London: The euro zone services economy jumped back almost to recovery in August, and is on course to grow in the current quarter led by a resurgent Germany and France, key data showed on Thursday.
The data should reassure the European Central Bank as it meets that the worst of a severe recession is over even though a return to economic growth may be slow while unemployment remains high. It is widely expected to leave rates on hold at a record low of 1.0% later in the day.
Markit’s Eurozone Final Services Purchasing Managers’ Index of around 2,000 companies leapt to 49.9 from 45.7 in July, and was even higher than the 49.5 recorded for the flash.
It is also just shy of the 50.0 mark that divides growth from contraction, suggesting that if the trend continues the euro zone economy will return to growth in the current quarter.
That was backed by forecasts made by the Organisation for Economic Cooperation and Development on Thursday showing the euro zone would post 0.3% growth in the third quarter.
Last quarter the euro zone economy shrank 0.1%, but less than a record 2.5% in the first.
Financial markets were little moved by the data. But some economists said it showed signs a recovery was spreading across the euro zone. Data also showed the UK PMI jumped to its highest level since September 2007.
“This really supports the case that this is a broad economic recovery, still dependent on the stimulus of monetary and fiscal policy, but it looks like we are on safer ground with regards to recovery in the euro area,” said Juergen Michels at Citi.
Data showed a divergence among the euro zone’s four largest economies. Germany’s services PMI jumped to its highest since May last year in August, surging to 53.8 from 48.1.

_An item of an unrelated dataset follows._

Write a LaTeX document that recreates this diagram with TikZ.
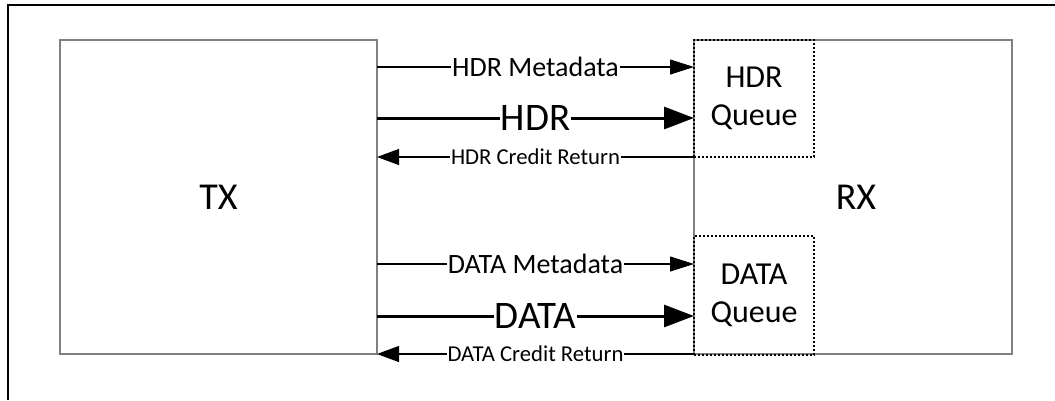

France too closed in on the recovery level at 49.3, up from 45.5 the previous month. But Italy and Spain both lagged some way off the 50.0 mark despite a noticeable improvement in both countries.
A revision in the main euro zone services PMI from the flash was partly the result of a change in the incoming new business index, which rose to 48.6 in August from 44.2 in July, and up from the 48.2 flash.
The stronger services PMI, coupled with an improved outlook in the euro zone’s factories sector, took the Composite index of the two to its best level since last May. It was revised up to 50.4 from 47.0 in July and the 50.0 flash.
That would show the euro zone economy edging back in to growth territory. But the OECD still forecast the euro area economy to contract by 3.9% this year.
Job losses to hinder recovery?
The euro zone economy is still shedding jobs at a fast rate, but the survey showed a slowdown in that pace.
The Composite employment index of both manufacturing and services rose to 46.0 in August from 42.7 in July, a slight revision up from 45.8 at the time of the flash.
That still confirmed that euro zone companies have been shedding jobs for 14 straight months. Official euro zone unemployment rose to 9.5 percent in July, leaving the number of jobless in the euro zone at just over 15 million.
Some economists warn that if demand cannot pick up, then a recovery may well be slow or even stutter.
“Sales are still dependent on heavy price discounting and accommodative monetary and fiscal stimuli,” said Rob Dobson, senior economist at Markit. He warned against an early exit from ultra loose policies set up by governments and the ECB.